**** Records provided ****

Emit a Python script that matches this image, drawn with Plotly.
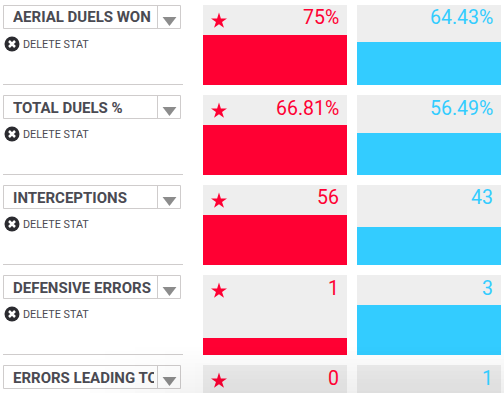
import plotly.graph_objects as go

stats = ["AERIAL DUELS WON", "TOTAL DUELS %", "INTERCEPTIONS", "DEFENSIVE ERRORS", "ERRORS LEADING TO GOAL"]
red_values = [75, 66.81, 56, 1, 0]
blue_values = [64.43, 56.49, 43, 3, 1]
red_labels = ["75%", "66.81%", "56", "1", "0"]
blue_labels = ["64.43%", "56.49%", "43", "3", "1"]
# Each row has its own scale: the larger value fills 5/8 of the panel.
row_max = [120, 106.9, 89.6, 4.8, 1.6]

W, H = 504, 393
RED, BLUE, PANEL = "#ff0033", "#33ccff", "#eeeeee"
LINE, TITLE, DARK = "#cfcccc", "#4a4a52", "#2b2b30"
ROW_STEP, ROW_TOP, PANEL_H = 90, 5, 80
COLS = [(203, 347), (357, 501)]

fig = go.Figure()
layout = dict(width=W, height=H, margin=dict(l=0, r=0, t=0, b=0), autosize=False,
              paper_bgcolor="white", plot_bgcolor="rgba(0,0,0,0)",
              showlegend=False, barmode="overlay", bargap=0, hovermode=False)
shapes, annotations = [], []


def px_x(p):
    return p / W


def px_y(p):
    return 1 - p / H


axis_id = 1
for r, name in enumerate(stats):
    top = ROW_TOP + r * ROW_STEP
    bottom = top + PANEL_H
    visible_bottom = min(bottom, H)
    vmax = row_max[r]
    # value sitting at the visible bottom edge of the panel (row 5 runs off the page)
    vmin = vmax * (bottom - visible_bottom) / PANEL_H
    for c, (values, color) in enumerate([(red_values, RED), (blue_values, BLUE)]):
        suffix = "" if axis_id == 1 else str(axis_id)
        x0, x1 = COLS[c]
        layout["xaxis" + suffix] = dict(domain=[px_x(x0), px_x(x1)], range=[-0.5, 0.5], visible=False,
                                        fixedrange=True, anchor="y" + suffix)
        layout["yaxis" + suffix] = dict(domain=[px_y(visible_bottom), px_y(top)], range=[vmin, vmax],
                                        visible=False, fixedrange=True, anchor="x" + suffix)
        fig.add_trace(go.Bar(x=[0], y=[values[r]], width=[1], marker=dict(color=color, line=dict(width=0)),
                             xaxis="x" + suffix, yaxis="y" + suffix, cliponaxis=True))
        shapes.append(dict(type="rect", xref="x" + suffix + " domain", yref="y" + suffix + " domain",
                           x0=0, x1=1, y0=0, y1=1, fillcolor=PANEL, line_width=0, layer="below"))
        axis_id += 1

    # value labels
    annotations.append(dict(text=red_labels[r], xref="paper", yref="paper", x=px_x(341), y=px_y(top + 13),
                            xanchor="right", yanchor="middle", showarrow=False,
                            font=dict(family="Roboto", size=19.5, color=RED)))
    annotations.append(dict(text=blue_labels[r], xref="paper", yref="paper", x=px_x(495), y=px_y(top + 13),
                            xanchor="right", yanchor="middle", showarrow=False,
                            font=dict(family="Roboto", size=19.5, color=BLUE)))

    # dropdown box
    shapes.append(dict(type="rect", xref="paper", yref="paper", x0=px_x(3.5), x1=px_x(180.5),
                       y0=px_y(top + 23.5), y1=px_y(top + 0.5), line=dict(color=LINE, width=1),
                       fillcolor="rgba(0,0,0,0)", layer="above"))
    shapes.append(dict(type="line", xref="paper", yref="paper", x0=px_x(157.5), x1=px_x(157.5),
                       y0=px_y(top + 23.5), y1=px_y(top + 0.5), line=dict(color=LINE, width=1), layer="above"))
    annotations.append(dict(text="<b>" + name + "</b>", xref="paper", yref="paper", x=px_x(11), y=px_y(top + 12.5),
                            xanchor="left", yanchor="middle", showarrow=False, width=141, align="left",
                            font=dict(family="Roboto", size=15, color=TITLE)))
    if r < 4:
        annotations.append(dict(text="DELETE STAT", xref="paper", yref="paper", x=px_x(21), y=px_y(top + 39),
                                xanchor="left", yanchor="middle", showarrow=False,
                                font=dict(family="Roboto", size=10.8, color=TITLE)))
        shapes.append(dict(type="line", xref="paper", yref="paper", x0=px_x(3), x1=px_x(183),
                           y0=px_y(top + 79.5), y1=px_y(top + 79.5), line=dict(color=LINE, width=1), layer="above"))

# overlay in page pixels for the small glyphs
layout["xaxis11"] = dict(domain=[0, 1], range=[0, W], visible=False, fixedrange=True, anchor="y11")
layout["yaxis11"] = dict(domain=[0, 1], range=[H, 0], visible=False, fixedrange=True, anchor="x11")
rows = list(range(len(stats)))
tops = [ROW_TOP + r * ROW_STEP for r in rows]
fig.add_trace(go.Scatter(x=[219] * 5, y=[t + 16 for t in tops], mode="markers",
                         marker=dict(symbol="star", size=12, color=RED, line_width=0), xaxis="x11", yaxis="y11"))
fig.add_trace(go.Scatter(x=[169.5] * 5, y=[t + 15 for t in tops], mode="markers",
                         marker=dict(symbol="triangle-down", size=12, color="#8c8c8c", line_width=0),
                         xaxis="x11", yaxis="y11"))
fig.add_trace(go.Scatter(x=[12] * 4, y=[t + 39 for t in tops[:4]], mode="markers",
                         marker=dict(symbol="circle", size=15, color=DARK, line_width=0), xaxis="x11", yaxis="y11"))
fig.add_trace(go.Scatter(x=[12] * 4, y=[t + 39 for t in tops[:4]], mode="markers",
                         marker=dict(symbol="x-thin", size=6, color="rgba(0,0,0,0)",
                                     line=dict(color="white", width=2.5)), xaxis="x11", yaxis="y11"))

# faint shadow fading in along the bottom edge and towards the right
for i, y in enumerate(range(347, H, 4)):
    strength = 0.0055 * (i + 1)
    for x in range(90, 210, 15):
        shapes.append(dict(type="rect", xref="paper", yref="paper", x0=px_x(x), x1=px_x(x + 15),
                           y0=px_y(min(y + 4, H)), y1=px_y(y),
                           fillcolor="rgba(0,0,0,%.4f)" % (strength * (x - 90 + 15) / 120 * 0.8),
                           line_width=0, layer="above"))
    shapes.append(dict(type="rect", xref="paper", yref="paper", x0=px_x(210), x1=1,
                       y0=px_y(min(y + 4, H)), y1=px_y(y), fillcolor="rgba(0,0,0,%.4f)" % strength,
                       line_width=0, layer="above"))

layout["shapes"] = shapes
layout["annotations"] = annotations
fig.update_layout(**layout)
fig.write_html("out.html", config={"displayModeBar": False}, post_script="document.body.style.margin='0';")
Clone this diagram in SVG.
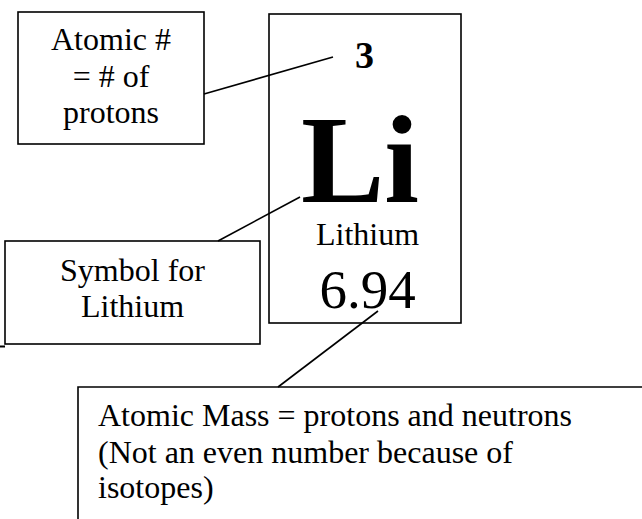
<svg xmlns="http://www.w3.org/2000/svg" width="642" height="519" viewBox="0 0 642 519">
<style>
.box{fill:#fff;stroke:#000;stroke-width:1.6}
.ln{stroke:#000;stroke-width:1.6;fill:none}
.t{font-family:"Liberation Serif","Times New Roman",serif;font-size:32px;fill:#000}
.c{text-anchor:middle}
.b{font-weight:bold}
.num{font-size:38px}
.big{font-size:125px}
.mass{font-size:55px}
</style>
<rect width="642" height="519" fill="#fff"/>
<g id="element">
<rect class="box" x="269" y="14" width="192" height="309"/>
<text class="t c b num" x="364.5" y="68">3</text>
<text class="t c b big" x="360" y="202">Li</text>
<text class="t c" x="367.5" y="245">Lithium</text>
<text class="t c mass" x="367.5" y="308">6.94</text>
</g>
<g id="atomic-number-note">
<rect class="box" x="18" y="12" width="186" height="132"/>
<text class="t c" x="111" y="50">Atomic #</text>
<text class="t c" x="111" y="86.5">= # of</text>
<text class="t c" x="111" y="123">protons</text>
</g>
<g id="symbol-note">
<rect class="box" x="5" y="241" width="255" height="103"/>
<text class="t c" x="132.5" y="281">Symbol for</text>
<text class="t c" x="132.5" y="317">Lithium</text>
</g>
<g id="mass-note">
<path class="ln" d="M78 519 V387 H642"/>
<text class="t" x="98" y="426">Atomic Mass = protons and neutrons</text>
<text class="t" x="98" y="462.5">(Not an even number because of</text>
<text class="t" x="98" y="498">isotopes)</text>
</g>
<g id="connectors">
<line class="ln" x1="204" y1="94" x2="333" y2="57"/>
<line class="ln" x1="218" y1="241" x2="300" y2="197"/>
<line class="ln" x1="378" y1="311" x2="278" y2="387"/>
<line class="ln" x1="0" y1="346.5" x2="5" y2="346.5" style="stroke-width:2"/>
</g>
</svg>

****

[Stated problem]: Take the records above from their first line through the line with "import plotly.graph_objects as go" and set those lines down word for word, minus the pictures.

[Worked answer]:
Emit a Python script that matches this image, drawn with Plotly.
import plotly.graph_objects as go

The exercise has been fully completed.